Secondly you should write a camera class that wraps arround a mat4 type for your view matrix. Anything general transform these days is done by the view matrix in order with the global projection matrix you choose (e.g. for 3D perspective rendering) so you should become familiar with vector math. It is very helpful to check if anything gets rendered correctly by using a camera to move arround.
If you have the base of this done I would go for creating a simple Mesh class that will do the basic rendering of one single mesh. This should consist of a mat4 type too for the meshes individual transform in the world and anything you need to render the mesh like VBO, VAO and maybe a Material and a Texture class that refers to a shader and this materials settings for that shader like the texture you use, colors, alpha blend if necessary. This may take a bit more work for getting shaders into OpenGL, loading textures and bring anything together.
To get more advanced you might build up your Scene structure by creating a scene graph. In modern game engines you have this scene graph that contains nodes to scene objects that are rendered in the scene and these may contain sub-nodes for child objects that are attached on them like a sword is attached to a warrior model.
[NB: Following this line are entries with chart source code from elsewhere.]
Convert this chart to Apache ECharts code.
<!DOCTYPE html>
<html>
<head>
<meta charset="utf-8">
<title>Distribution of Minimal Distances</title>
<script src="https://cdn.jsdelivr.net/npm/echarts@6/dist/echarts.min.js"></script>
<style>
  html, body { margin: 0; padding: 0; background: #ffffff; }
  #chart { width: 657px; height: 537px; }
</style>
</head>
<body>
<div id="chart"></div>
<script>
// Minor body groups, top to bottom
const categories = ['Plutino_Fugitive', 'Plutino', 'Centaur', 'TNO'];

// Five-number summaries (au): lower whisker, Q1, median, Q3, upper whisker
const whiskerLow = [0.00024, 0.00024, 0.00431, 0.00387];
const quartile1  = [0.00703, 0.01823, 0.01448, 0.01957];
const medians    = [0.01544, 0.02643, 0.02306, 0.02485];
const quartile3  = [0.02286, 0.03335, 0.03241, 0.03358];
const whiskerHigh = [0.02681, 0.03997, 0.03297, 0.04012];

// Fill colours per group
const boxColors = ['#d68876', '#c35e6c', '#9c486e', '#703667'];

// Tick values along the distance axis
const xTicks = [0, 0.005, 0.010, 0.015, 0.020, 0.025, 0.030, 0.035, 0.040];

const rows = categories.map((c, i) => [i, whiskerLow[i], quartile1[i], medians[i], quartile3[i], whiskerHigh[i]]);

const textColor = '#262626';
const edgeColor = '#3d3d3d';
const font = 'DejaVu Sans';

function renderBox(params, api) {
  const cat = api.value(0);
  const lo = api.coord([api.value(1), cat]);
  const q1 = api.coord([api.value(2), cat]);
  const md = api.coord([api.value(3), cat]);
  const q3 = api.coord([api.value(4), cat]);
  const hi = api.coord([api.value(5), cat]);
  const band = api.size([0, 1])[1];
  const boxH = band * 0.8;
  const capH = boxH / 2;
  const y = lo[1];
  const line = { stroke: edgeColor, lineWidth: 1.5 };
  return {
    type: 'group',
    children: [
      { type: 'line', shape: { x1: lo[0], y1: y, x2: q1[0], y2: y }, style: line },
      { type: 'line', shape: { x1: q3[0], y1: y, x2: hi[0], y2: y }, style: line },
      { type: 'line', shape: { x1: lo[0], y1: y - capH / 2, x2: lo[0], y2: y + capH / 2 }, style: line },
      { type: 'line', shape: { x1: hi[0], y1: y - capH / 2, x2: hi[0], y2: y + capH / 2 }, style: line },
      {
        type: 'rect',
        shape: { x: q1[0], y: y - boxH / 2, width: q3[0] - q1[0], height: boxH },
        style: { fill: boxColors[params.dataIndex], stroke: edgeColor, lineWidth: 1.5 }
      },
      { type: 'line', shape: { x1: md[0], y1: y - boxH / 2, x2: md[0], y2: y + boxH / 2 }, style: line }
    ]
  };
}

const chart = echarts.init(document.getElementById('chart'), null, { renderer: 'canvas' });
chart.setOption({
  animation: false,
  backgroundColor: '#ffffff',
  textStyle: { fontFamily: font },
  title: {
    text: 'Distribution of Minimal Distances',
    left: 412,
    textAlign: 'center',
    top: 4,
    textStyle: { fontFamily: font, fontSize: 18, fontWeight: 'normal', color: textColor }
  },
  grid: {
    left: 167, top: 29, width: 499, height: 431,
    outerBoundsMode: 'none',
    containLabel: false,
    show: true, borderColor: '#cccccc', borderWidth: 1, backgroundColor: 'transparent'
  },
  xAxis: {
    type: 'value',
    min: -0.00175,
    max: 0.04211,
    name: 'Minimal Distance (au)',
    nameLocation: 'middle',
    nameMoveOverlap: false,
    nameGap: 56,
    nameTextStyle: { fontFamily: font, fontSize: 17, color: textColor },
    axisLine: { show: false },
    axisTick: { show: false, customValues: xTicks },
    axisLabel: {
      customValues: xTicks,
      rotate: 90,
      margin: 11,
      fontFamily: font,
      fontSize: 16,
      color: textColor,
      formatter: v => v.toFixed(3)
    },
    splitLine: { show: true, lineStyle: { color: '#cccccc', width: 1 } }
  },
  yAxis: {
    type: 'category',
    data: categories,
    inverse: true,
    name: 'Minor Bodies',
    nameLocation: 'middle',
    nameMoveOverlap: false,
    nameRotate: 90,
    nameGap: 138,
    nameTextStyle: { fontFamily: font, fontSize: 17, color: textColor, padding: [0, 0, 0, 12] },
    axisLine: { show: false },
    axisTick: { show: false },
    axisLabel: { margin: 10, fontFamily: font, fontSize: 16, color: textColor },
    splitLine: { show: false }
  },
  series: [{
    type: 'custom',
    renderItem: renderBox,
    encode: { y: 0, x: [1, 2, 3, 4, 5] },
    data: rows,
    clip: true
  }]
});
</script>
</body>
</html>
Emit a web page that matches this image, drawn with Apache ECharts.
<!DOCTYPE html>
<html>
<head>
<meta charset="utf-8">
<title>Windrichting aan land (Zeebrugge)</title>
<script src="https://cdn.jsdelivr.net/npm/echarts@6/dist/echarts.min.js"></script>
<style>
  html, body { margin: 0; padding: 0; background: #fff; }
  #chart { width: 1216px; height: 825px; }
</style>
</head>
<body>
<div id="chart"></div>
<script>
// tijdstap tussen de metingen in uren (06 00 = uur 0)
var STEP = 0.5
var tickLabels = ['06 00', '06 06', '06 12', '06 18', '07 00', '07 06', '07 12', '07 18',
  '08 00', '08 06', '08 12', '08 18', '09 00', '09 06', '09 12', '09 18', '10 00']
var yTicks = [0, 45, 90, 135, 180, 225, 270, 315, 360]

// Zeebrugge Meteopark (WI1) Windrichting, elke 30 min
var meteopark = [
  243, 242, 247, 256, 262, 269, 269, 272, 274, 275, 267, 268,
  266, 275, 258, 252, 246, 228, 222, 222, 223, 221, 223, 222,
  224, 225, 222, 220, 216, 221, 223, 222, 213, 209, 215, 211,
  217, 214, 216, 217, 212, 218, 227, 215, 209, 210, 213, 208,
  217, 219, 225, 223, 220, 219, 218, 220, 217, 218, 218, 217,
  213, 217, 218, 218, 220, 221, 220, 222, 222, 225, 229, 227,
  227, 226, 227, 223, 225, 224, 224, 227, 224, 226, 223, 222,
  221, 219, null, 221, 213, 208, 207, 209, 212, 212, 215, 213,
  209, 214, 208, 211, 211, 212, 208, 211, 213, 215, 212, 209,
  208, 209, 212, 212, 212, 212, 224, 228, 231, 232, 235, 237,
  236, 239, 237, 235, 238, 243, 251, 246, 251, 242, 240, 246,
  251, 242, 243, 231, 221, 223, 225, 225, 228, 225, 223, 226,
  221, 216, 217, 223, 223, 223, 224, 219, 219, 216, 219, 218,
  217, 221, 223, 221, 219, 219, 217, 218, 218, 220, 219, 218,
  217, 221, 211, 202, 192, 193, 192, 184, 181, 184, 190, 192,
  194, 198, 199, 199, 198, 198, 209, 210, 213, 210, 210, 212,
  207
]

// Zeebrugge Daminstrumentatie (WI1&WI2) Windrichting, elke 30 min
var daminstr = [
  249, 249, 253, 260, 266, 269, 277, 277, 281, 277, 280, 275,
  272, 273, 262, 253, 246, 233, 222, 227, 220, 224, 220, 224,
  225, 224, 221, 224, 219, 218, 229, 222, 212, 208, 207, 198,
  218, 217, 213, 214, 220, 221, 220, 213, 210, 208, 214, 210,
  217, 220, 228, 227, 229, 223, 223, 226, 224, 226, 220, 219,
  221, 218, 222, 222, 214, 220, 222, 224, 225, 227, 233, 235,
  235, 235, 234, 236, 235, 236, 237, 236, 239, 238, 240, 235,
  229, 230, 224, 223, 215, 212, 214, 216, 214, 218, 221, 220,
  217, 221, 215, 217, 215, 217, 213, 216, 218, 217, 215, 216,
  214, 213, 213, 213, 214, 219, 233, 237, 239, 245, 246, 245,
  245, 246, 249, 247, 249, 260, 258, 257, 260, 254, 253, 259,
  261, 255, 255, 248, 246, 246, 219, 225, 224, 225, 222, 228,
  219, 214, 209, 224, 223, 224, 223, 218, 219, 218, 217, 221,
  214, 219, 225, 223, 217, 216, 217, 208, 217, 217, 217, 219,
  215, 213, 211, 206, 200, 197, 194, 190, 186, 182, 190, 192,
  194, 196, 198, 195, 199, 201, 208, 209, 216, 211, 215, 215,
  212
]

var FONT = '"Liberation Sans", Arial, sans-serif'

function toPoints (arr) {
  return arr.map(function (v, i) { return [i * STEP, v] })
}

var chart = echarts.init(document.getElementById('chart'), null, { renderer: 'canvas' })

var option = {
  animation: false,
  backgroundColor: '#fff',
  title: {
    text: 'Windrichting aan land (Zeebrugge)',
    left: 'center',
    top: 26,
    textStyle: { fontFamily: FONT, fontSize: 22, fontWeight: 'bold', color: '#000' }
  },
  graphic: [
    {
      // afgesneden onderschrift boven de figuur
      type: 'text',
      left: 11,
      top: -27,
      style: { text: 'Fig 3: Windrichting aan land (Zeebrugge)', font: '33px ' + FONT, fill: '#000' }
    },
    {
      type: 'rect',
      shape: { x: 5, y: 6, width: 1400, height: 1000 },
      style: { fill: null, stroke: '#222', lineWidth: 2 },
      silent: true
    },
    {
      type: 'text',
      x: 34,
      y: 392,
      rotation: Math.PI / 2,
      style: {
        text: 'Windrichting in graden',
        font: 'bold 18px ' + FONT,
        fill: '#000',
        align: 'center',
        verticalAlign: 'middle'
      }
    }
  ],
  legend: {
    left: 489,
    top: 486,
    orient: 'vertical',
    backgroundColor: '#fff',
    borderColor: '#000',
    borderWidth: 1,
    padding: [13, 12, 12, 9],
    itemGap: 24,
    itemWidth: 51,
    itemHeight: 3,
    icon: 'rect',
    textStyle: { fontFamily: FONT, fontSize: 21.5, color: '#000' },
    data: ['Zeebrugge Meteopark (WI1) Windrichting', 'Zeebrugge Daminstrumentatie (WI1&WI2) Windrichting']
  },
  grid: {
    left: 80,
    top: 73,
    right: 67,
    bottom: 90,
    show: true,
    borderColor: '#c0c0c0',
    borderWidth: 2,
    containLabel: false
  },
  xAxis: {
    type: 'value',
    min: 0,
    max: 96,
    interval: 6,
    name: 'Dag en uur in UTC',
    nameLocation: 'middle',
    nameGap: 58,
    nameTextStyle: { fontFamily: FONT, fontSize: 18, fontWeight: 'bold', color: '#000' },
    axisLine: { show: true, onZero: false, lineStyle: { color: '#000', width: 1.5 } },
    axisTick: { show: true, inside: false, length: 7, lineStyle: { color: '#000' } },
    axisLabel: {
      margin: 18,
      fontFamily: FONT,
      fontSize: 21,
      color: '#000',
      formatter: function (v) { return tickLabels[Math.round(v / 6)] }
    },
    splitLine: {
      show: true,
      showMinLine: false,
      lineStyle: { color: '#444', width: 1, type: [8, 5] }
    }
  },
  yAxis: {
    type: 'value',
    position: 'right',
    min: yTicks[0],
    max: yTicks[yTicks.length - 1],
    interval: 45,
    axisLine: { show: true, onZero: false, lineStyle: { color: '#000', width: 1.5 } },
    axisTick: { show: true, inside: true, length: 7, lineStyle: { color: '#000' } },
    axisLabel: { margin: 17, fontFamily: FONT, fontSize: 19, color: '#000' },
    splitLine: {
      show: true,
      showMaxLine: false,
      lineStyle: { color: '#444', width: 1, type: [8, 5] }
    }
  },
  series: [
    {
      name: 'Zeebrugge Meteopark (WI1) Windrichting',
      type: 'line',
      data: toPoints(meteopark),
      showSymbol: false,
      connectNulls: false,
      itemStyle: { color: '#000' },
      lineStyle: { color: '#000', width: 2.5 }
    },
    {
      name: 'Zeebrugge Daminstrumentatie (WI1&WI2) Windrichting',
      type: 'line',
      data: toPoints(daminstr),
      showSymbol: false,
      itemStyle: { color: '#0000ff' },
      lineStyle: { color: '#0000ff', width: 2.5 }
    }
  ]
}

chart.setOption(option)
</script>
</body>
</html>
Scene graph then iterates through the nodes, skipps the nodes out of sight and so for any child node attached to it and otherwise renders that node to screen and any child node attached to it by also keeping root nodes transform to child ndoes (The warrior model is located at point 0,-<its feet to the ground>,0 but the sword itself is also transformed from the warrior models origin to fit into its right or left hand)
Particle systems are also some kind of Mesh class but they manage not a single mesh depending on the particle system a point cloud or textured quads with some kind of alpha blending. They also apply transforms to the points depending on mathematical expressions of what the particle system spreads these objects over the space. This may be a curve, a line or even a spherical movement over certain lifetime.
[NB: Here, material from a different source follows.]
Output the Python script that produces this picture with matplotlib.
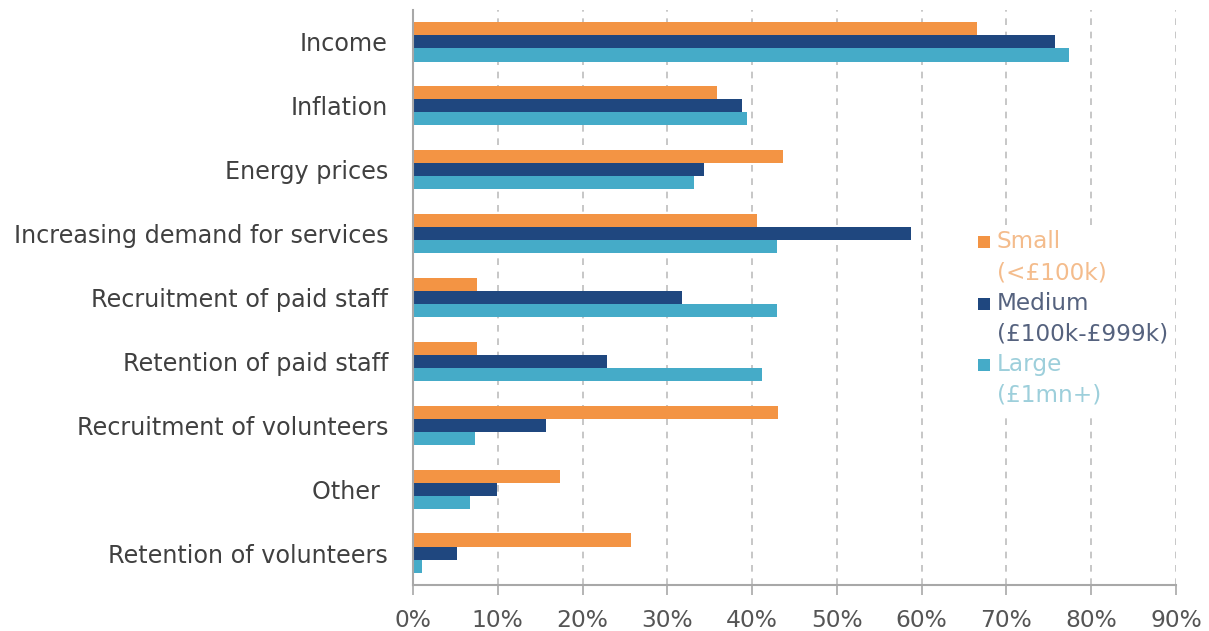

At last to get your graphics engine on you need to get into FBOs for the post processing pipeline. Anything else you need for a pure graphics engine is done via shader, lightning, shadows and other effects are applied to the scene in post processing. There are some technics out in the internet worth to take a look into.
Extending to Game Engine
You wrote that you want to have a character walking over a terrain in first person mode so to extend your graphics engine to a game engine there are some more steps to do. First you should inherit a first person camera from you already existing camera because its movement is a bit different from a third person camera. Make your camera a scene object in the graph and attach your character as child or vice versa so moving one moves the other too and your camera should then recognize its parent transform to work.
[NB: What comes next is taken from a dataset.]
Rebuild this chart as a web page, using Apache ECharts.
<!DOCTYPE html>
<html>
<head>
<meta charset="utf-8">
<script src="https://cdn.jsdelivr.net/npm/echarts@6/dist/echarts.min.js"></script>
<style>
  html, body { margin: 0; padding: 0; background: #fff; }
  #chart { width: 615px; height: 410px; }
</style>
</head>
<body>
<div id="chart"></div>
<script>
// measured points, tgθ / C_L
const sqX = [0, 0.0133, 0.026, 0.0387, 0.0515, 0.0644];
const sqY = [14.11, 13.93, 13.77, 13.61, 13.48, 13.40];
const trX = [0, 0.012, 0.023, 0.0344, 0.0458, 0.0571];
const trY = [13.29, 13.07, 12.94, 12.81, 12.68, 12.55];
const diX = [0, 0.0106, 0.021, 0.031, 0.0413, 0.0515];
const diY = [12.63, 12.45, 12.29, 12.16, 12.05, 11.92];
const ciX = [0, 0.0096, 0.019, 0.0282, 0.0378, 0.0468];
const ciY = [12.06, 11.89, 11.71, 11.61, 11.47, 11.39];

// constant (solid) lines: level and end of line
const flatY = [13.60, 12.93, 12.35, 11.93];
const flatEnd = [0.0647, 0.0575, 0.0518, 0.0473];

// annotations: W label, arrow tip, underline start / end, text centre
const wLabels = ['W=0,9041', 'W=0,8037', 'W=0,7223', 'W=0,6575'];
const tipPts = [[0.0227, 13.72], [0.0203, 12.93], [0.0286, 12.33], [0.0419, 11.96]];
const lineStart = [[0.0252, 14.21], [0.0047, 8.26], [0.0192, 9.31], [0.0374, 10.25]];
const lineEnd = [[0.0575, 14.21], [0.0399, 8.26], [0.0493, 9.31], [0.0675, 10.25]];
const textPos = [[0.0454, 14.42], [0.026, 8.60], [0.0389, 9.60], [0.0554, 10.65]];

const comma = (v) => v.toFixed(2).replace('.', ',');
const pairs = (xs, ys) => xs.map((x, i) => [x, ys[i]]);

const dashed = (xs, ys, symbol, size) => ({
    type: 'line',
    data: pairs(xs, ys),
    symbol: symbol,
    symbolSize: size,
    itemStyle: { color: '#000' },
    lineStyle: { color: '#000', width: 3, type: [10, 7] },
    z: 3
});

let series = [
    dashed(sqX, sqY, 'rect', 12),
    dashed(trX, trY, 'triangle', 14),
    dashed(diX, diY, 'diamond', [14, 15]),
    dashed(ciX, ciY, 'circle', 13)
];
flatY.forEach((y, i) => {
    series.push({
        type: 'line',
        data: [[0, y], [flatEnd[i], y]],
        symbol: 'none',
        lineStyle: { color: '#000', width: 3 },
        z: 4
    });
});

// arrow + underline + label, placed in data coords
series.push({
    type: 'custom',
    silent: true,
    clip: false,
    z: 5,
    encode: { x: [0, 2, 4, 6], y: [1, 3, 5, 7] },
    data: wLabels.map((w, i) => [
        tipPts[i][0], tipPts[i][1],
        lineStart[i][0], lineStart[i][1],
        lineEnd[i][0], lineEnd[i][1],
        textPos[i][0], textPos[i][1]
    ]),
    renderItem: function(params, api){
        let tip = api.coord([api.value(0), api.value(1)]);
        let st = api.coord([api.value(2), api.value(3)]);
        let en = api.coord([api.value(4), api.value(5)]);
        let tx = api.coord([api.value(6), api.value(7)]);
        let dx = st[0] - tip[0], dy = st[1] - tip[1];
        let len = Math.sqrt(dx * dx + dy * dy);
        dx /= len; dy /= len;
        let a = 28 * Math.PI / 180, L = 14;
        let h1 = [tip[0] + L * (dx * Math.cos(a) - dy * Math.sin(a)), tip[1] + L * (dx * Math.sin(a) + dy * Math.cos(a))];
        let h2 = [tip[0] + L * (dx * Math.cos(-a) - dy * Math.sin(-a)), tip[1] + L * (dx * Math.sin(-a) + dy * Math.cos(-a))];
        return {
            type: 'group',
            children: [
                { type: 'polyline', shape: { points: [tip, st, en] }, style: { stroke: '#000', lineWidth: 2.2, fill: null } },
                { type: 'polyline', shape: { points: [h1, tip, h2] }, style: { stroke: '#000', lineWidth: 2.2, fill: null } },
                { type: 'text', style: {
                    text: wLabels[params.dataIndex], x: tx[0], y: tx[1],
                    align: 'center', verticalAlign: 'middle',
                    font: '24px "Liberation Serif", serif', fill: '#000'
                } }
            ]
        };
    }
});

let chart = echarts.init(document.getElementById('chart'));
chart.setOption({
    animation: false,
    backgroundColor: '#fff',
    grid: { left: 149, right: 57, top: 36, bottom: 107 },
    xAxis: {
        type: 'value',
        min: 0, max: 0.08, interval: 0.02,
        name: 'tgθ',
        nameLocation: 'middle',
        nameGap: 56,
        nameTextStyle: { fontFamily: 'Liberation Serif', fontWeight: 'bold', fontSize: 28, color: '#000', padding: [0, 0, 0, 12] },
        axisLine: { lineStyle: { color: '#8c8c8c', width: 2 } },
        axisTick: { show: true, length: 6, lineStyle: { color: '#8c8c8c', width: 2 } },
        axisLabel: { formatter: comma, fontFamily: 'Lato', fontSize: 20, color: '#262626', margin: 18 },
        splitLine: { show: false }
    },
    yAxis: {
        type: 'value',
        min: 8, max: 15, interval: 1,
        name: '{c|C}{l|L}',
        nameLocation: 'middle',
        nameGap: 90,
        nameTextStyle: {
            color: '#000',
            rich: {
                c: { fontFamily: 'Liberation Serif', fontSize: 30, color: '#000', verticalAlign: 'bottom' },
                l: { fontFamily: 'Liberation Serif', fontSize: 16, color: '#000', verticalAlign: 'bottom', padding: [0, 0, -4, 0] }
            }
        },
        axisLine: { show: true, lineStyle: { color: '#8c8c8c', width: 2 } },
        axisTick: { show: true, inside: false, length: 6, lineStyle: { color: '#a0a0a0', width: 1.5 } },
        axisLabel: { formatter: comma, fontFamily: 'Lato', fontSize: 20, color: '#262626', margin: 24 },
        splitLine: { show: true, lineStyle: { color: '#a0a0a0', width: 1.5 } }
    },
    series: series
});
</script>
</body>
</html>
Movement/control input is some kind of system where you might consider first of how you will handle interactions in your game code. Some engines use events to share interactions over the game code, others use a fixed update loop and poll for example any inputs done since last update. Keep in mind to use some kind of delta timing regardless of what interaction system you use, this is important to prevent jumps between frames and updates.
-----------------------------------
I have build up more than once such systems in the past and currently still doing this as part of my job in games industry, using complete systems and also making my own one from scratch using just OS APIs and nothing else, so there are plenty of other things to know and take into account like asset loading/management and hdd optimazations of data packages, multi-thrading, networking up to encryption so since this is a beginner question, anything is written as basic as possible where game engine architecture is a whole engeneering business and needs a lot of research for more general and complex systems.
Keep always learning and you will go easily